TASK GOAL: Every line that holds the string "standalone" is to be identified and copied.

** START MATERIAL PROVIDED **

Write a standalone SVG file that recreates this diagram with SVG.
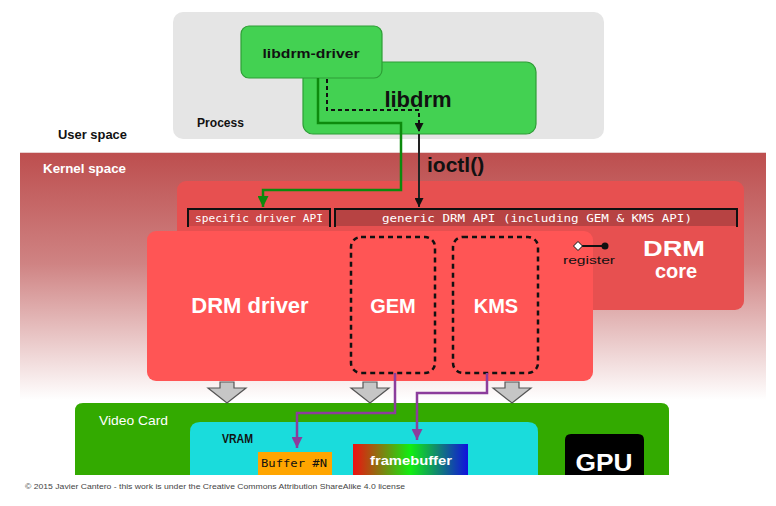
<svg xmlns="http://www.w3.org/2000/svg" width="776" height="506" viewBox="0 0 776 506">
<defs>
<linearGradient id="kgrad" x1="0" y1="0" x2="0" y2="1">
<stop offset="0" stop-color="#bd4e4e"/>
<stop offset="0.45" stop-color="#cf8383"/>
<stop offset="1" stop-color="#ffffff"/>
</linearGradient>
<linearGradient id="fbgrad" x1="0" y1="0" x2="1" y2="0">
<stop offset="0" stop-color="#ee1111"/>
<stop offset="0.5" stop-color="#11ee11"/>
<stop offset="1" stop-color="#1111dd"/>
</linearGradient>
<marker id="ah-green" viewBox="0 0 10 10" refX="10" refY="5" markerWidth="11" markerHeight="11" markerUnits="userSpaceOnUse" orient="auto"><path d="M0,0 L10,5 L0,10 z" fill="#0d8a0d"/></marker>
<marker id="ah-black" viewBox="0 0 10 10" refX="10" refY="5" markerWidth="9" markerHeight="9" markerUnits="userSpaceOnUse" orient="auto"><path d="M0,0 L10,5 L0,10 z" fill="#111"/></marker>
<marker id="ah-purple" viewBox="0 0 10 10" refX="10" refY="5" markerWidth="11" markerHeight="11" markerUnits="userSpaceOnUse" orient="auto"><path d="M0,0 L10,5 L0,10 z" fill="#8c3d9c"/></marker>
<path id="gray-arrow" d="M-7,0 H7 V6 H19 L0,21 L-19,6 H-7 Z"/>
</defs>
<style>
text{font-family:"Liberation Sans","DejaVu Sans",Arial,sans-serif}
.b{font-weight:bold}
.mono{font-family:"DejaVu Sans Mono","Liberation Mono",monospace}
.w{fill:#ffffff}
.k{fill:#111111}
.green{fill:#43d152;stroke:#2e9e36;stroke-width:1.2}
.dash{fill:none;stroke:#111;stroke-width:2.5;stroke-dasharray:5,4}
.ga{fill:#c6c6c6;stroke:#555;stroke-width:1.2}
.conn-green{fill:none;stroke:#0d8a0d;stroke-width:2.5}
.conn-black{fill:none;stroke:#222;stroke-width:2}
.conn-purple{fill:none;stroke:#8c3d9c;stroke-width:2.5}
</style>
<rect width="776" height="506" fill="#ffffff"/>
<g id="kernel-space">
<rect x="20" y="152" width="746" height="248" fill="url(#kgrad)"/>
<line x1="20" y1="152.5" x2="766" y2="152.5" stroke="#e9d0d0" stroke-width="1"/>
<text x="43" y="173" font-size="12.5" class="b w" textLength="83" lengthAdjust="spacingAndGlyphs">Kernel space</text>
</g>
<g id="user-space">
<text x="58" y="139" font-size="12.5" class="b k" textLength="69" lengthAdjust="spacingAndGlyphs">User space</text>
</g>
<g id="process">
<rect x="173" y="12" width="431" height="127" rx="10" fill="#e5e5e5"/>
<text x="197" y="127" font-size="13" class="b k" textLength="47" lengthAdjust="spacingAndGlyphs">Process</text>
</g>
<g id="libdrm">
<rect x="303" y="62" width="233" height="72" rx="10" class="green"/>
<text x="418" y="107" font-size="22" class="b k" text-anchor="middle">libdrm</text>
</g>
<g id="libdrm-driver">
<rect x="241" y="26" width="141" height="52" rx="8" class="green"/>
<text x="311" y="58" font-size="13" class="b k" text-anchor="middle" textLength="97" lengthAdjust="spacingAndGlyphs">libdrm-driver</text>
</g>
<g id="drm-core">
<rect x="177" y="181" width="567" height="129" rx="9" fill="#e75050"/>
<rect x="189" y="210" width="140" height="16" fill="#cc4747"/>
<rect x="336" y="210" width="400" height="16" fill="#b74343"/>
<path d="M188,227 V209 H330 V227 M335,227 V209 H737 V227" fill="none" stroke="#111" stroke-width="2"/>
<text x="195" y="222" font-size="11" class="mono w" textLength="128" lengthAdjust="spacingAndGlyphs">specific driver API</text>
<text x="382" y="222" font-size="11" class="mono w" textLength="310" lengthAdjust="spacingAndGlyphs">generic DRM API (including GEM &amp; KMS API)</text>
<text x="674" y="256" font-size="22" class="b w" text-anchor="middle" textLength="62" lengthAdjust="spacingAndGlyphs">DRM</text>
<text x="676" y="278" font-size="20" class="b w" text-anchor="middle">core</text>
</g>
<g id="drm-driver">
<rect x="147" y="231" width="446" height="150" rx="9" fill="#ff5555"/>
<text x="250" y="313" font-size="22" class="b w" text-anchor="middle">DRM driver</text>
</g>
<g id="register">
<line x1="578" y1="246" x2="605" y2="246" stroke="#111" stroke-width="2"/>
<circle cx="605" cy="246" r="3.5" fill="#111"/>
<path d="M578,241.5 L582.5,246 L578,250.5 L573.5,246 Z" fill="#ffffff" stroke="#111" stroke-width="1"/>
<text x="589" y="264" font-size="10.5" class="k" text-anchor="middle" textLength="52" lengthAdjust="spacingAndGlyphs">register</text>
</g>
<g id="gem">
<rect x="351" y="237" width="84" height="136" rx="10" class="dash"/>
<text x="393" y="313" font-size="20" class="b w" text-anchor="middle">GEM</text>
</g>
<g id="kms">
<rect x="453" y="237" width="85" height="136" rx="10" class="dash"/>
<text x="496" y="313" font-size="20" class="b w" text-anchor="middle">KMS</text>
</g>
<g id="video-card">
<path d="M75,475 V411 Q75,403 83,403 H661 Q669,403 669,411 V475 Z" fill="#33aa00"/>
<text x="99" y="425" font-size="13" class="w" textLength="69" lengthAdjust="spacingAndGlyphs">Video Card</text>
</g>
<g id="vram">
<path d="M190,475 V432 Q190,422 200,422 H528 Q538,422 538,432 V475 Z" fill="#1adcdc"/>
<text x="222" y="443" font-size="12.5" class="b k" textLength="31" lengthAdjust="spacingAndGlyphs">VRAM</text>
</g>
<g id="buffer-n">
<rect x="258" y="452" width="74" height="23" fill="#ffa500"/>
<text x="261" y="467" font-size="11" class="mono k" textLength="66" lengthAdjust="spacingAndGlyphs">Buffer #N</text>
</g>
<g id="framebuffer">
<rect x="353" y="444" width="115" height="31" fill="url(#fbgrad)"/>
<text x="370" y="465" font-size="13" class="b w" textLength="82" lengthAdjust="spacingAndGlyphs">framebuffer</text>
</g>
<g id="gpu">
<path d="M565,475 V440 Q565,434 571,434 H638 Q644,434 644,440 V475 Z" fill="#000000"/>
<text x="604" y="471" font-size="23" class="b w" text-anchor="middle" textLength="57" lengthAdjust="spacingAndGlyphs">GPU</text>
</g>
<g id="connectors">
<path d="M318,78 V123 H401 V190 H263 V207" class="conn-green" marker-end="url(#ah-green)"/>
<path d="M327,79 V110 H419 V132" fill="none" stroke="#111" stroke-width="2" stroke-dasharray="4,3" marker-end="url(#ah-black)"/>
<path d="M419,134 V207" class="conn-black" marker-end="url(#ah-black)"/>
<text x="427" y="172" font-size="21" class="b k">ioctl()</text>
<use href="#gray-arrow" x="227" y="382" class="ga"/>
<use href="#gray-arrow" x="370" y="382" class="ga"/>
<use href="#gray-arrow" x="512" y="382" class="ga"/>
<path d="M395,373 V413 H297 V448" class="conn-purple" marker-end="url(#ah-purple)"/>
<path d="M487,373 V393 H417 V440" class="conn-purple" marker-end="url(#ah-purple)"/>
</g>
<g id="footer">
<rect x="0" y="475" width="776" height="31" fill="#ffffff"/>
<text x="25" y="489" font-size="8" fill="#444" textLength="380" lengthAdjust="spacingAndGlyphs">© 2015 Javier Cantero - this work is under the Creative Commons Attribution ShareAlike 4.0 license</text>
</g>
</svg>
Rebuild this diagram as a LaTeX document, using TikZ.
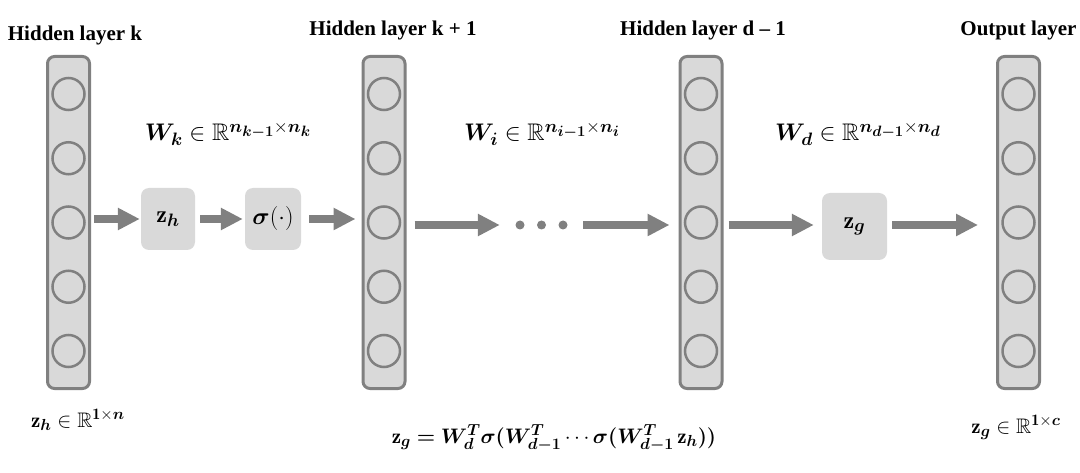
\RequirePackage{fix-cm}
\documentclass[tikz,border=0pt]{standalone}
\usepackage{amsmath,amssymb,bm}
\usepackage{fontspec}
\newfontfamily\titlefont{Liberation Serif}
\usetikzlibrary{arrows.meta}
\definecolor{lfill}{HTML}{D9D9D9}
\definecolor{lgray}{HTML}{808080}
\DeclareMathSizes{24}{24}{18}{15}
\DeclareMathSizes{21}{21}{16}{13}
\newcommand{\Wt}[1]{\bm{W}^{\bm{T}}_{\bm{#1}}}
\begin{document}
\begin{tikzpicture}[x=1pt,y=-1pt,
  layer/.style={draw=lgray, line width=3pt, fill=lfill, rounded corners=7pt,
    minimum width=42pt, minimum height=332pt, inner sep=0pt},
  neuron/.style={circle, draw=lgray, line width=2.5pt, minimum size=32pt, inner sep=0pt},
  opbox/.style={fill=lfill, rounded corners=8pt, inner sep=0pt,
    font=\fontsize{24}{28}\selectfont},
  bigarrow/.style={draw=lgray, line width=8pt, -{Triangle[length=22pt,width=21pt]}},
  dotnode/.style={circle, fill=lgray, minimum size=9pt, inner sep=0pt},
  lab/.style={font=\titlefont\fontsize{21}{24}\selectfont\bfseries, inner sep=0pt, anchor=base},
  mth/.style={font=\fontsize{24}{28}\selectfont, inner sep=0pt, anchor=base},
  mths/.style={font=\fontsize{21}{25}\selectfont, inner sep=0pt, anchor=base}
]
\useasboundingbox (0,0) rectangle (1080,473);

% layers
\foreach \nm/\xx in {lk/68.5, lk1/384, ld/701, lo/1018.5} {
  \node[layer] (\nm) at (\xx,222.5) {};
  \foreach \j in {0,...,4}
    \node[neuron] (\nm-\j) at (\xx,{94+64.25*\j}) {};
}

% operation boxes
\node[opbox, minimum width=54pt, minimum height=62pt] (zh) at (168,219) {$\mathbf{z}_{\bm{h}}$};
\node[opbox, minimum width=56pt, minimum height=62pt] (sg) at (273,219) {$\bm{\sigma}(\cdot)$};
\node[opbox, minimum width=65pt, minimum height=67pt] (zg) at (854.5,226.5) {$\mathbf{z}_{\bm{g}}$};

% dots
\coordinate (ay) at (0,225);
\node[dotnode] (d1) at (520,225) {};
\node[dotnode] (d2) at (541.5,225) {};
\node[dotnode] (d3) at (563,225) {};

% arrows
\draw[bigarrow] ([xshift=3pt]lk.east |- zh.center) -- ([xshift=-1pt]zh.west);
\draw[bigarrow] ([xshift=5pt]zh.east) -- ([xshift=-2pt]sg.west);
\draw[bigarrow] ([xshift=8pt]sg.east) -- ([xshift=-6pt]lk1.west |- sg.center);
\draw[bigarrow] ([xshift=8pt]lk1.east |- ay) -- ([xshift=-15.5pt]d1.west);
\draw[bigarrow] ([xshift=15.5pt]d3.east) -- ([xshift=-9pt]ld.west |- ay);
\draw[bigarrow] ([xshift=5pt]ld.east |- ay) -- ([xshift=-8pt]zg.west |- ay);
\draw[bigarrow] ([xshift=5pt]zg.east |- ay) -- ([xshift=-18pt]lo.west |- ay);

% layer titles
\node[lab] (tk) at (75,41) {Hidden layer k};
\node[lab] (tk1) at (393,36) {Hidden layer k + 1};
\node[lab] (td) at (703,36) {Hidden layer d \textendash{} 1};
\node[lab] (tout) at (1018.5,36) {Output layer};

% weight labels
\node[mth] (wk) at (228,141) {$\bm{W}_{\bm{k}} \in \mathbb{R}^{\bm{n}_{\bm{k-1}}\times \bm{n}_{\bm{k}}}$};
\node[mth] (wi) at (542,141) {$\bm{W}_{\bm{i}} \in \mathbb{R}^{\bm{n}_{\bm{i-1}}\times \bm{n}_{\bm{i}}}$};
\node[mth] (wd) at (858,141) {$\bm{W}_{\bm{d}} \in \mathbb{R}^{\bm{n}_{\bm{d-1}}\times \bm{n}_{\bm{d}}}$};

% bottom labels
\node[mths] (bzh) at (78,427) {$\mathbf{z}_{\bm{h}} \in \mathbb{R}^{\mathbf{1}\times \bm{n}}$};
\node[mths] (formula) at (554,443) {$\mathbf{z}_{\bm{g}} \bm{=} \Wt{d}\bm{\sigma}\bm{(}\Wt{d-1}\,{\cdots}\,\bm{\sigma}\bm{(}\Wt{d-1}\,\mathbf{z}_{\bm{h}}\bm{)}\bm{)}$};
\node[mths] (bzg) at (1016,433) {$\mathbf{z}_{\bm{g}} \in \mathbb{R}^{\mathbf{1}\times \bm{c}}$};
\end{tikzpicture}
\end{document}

** END MATERIAL PROVIDED **

FINISHED TASK:
Write a standalone SVG file that recreates this diagram with SVG.
\documentclass[tikz,border=0pt]{standalone}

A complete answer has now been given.